スレート屋根は塗装でいい?葺き替えが必要?石綿(アスベスト)含有建材の見分け方と対処法を解説!

建物

「そろそろ屋根の塗装をした方がいいのかな…でも昔のスレート瓦ってアスベストが使われてるって聞いたし、不安…」

屋根リフォームの相談で近年よく耳にするのが、「スレート瓦のメンテナンス」と「石綿(アスベスト)の有無」に関するお悩みです。
特に築20年以上の住宅では、石綿を含んだスレートが使われているケースも少なくありません。

今回は、塗装か葺き替えかを判断するためのポイントを、リフォーム業界で長年の経験を積んだ筆者が、わかりやすく解説します。

スレート瓦とは?特徴とメンテナンスの目安

スレート瓦とは、セメントに繊維を混ぜて薄い板状に成形した屋根材です。軽量で施工しやすく、価格も比較的安価なことから、住宅用屋根材として現在も多く使われています。

特に「カラーベスト」や「コロニアル」と呼ばれる製品名でご存じの方も多いかもしれません。

一般的な耐用年数は約20〜30年。
表面の塗装が劣化していくと、苔の発生やひび割れ、凍害などによって破損し、飛散の可能性が出てきます。
ただし、下地の防水施工がしっかりされていれば、すぐに雨漏りする可能性は少ない場合もあります。


石綿(アスベスト)含有建材のメンテナンス

2004年以前に施工されたスレート屋根は、アスベスト(石綿)を含んでいる可能性があります。
見た目だけで判断するのは、プロでも非常に困難です。

築年数や屋根の傷み具合、調査時の歩行感などから推測することは可能です。
石綿の使用が禁止された直後、各メーカーが製作した代替建材は性能面で十分でないことが多く、脆い傾向がありました。

石綿が使われていた当時は、「魔法の鉱物」と呼ばれるほど施工性・耐火性・耐久性に優れ、さまざまな建材に使用されていました。
そのため、代替品ではすぐに同等の性能を出すことが難しく、2000年代前半の建材は劣化しやすいケースがあります。

よって、ひび割れが多い・下地が劣化して歩行できないような屋根は、年数的に石綿を含んでいない可能性が高いとも言えます。

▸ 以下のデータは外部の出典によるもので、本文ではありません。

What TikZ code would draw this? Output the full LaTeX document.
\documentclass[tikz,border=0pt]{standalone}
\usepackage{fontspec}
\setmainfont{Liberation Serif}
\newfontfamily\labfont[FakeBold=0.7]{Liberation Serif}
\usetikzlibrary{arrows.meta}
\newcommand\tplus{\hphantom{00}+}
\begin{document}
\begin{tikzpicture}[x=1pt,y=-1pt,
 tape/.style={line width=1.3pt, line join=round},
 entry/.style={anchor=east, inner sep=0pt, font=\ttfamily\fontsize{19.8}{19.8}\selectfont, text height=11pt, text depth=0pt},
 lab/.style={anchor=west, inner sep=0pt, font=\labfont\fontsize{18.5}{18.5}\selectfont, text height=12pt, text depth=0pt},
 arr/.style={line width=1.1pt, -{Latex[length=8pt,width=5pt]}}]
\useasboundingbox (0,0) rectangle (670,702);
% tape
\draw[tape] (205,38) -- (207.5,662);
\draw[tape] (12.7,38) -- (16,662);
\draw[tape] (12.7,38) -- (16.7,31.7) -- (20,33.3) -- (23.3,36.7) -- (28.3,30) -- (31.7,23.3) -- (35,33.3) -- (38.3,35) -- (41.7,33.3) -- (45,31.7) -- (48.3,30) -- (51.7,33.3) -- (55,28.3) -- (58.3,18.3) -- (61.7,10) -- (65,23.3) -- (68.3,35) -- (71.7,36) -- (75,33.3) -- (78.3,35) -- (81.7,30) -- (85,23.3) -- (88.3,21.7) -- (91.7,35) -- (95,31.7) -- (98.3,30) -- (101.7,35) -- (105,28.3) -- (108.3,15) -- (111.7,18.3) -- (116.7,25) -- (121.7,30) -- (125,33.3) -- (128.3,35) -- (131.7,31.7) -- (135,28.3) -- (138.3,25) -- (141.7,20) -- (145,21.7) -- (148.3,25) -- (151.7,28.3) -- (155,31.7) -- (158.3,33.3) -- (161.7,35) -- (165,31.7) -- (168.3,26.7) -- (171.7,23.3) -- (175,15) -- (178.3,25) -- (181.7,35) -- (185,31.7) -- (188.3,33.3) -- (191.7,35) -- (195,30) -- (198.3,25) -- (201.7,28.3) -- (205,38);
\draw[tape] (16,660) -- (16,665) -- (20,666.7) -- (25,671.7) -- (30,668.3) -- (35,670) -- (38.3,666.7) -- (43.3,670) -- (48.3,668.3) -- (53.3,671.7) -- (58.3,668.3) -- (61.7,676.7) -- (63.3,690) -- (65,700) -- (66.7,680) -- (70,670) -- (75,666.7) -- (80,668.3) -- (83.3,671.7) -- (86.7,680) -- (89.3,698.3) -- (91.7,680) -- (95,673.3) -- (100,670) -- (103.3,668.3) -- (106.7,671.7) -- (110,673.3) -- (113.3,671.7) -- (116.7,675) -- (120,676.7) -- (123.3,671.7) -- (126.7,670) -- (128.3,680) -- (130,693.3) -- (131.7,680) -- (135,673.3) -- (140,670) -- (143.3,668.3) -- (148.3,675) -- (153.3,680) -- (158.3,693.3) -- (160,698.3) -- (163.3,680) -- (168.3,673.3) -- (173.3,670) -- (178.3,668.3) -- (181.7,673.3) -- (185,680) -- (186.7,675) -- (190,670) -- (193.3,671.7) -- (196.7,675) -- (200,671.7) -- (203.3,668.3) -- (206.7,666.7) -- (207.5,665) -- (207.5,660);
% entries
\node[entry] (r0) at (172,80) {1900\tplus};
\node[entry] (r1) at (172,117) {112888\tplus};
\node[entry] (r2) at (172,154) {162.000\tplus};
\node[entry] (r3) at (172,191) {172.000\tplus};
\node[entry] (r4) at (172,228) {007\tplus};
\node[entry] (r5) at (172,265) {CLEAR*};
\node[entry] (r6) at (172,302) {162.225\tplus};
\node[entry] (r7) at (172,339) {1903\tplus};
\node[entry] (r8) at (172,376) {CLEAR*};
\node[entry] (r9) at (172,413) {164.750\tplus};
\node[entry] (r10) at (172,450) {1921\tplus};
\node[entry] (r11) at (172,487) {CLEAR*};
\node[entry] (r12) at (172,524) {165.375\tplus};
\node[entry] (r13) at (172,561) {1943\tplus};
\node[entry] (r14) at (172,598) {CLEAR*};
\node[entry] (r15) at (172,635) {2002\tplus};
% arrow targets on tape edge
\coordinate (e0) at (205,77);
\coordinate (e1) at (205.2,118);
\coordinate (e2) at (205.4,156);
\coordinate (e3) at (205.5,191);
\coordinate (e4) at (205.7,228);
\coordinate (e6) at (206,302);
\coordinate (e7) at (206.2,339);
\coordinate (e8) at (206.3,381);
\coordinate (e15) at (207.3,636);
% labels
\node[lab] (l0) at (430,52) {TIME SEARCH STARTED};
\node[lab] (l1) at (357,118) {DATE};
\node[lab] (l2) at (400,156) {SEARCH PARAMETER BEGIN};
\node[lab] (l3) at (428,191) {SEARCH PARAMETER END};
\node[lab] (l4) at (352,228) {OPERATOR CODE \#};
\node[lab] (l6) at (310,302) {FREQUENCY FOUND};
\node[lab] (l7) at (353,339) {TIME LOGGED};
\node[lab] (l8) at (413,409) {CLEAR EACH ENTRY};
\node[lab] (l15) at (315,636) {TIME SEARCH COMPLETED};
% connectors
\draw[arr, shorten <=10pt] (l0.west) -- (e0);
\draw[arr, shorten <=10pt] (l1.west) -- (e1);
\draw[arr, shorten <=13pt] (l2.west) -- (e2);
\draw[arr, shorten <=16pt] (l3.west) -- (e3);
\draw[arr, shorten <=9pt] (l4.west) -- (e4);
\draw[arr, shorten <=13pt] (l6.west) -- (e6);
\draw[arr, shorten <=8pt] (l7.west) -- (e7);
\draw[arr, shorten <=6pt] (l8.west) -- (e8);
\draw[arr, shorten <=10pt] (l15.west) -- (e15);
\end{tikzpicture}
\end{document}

最近のスレート瓦や外壁サイディング材は改善されいるのでご心配なく。


塗装で対応できるのはどんな状態?

塗装で対応できるのは、ひび割れや欠損が少ない場合です。

2025年現在では、メンテナンス時期を考えると、アスベストを含んだ建材の方が耐久性に優れているケースもあります。

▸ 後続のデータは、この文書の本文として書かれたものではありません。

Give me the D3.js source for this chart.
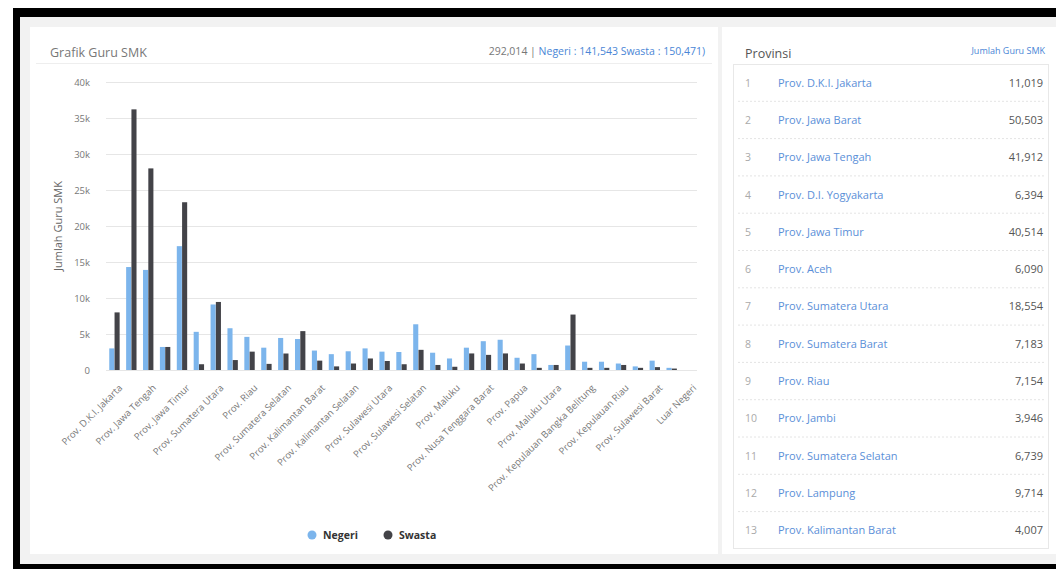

ただし、屋根の塗装は材料選びを誤ると5〜10年で剥がれてしまう可能性があります。
足場を組むだけでも数十万円かかるため、外壁や軒天井などを含めた長期的なメンテナンスサイクルで計画することが重要です。

なお、石綿含有建材も、固形である限りは飛散しないため、人体への影響は基本的にありません。
「アスベストだから怖い」というイメージはありますが、適切に管理されていれば過剰に心配する必要はありません。


塗装NG!葺き替えを検討すべきケース

次のような状態では、塗装では対応できません。

  • 反り返りや剥離が多い
  • ひび割れが広範囲に見られる
  • 素材自体が劣化している

特に、2000年初期の石綿代替品で作られた建材はこの傾向が強く、塗装しても費用対効果が期待できません。

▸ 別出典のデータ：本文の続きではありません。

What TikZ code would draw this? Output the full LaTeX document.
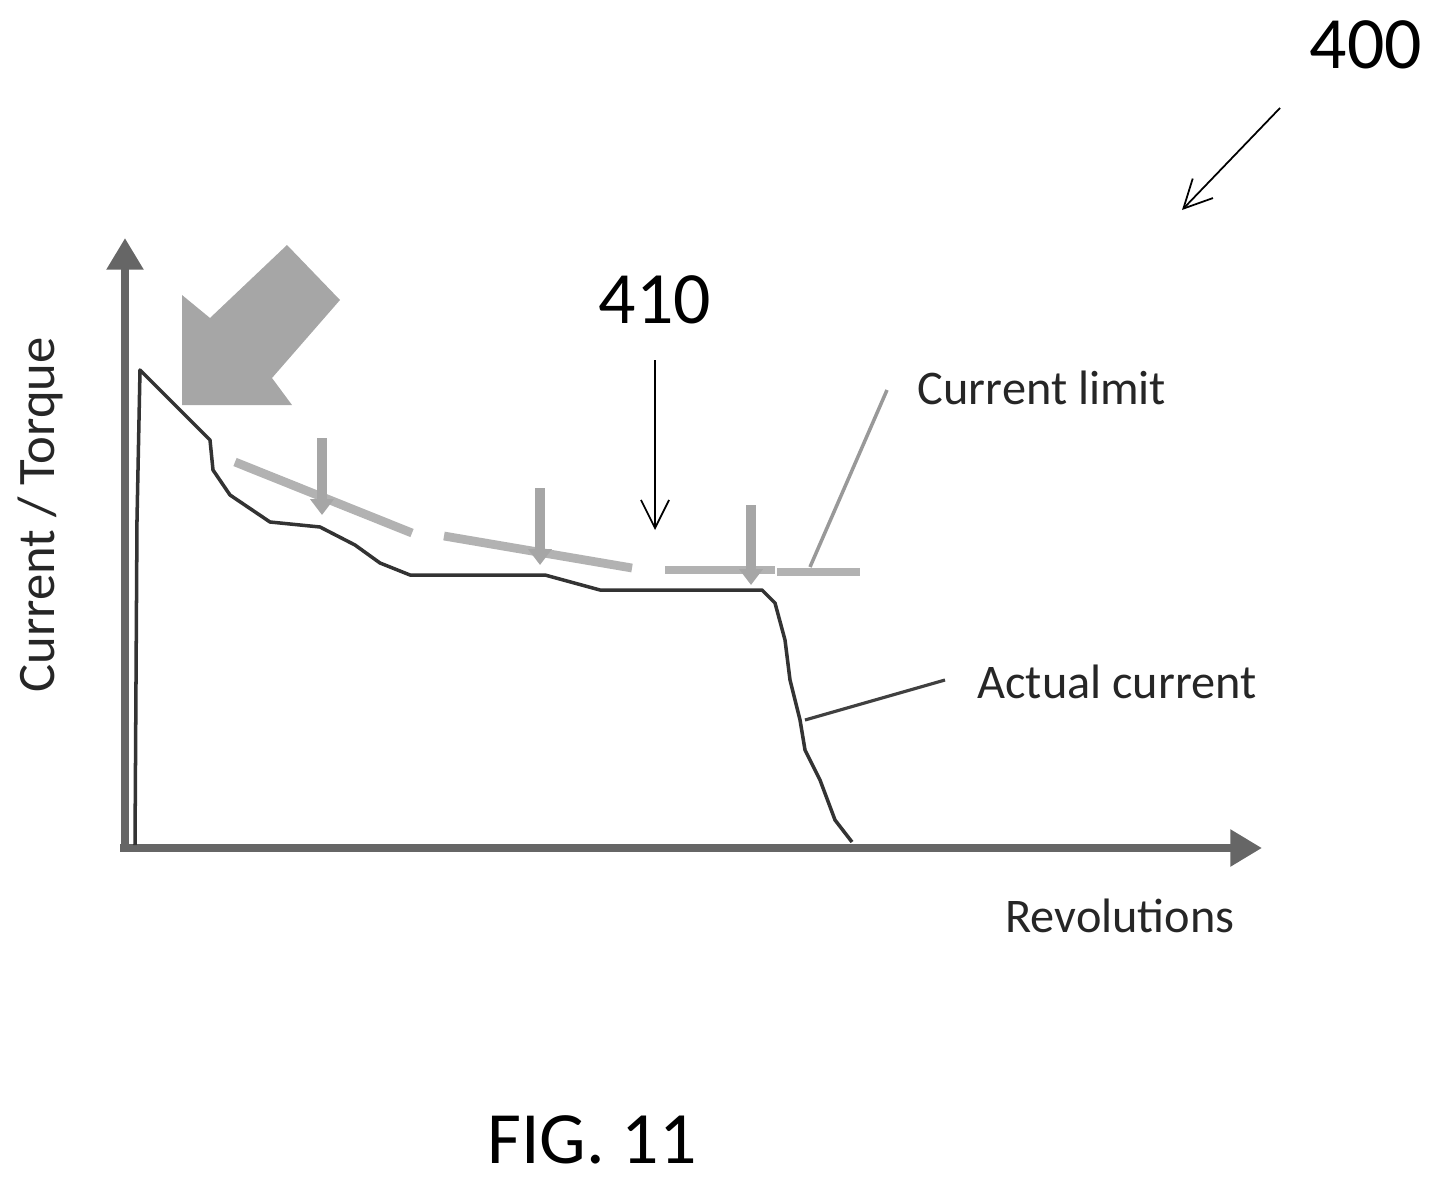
\documentclass[tikz,border=0pt]{standalone}
\usepackage{fontspec}
\setmainfont{Carlito}
\usetikzlibrary{arrows.meta}

\begin{document}
\begin{tikzpicture}[x=0.02cm,y=-0.02cm,
    axis/.style={draw=black!60,line width=4.5pt,-{Triangle[length=18pt,width=20pt]}},
    limit/.style={draw=black!30,line width=5pt},
    limmark/.style={draw=black!35,line width=6pt,-{Triangle[length=9pt,width=13pt]}},
    curve/.style={draw=black!80,line width=2pt,line join=round},
    lbl/.style={font=\fontsize{27.5}{30}\selectfont,text=black!85},
    ref/.style={font=\fontsize{42}{44}\selectfont},
    lead/.style={draw=black,line width=1pt,-{Straight Barb[length=16pt,width=16pt]}}]
  \useasboundingbox (0,0) rectangle (1442,1183);

  % axes
  \coordinate (O) at (125,850);
  \draw[axis] (O) -- (125,238);
  \draw[axis] (120,848) -- (1262,848);

  % big pointer
  \fill[black!35] (182,405) -- (182,295) -- (210,318) -- (287,245) -- (340,300)
    -- (272,378) -- (292,405) -- cycle;

  % current limit
  \draw[limit] (235,462) -- (412,533);
  \draw[limit] (444,536) -- (632,568);
  \draw[limit] (665,570) -- (775,570);
  \draw[limit] (777,572) -- (860,572);
  \draw[limmark] (322,438) -- (322,515);
  \draw[limmark] (540,488) -- (540,565);
  \draw[limmark] (751,505) -- (751,585);

  % actual current
  \draw[curve] (135,845) -- (137,520) -- (140,370) -- (175,405) -- (210,440)
    -- (213,470) -- (230,495) -- (270,522) -- (320,527) -- (355,545)
    -- (380,563) -- (410,575) -- (545,575) -- (600,590) -- (762,590)
    -- (775,603) -- (785,640) -- (790,680) -- (800,720) -- (805,750)
    -- (820,780) -- (835,820) -- (852,842);

  % labels
  \node[lbl] (limtxt) at (1042,388) {Current limit};
  \node[lbl] (acttxt) at (1117,682) {Actual current};
  \node[lbl] (revtxt) at (1120,916) {Revolutions};
  \node[lbl,font=\fontsize{30}{32}\selectfont,rotate=90] (ytxt) at (40,515) {Current / Torque};
  \coordinate (limend) at (810,567);
  \coordinate (actend) at (805,720);
  \draw[black!40,line width=2pt] (887,390) -- (limend);
  \draw[black!75,line width=1.8pt] (945,680) -- (actend);

  % reference numerals
  \node[ref] (n400) at (1366,45) {400};
  \coordinate (n400a) at (1280,108);
  \coordinate (n400b) at (1182,210);
  \draw[lead] (n400a) -- (n400b);
  \node[ref] (n410) at (655,300) {410};
  \coordinate (n410a) at (655,360);
  \coordinate (n410b) at (655,530);
  \draw[lead] (n410a) -- (n410b);
  \node[ref] (fig) at (592,1140) {FIG. 11};
\end{tikzpicture}
\end{document}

その場合は、葺き替えか、費用を抑えたカバー工法での施工がおすすめです。
無理に塗装を行うと、作業中の歩行によりさらに剥離が進むこともあります。


アスベスト含有建材の処分はどうなる?

アスベストを含むスレート瓦は、産業廃棄物として適正に処理する義務があります。

撤去の際には、以下のような対応が必要です。

  • 専門資格を持った業者による作業
  • 粉じんの飛散防止措置(湿潤化、密閉梱包など)

これらの対応が義務付けられているため、通常の解体よりも費用が高くなる傾向があります。

昭和後期から平成初期にかけて建てられた住宅の多くが、現在メンテナンス時期を迎えており、国もアスベスト処理のルールを厳しく定めています。

アスベスト処理の責任は建物の所有者に及ぶため、契約時には必ず説明を受け、必要書類を取り交わしておくことが重要です。
業者からアスベスト調査や処理に関する説明がない場合は、慎重に対応しましょう。


まとめ:塗装か葺き替えかの判断は専門家と一緒に

スレート屋根のメンテナンスは、築年数・劣化状況・これからの住まい方によって最適な方法が異なります。

自己判断は避け、必ず信頼できる専門業者に点検を依頼し、安全で適切な対応を選択しましょう。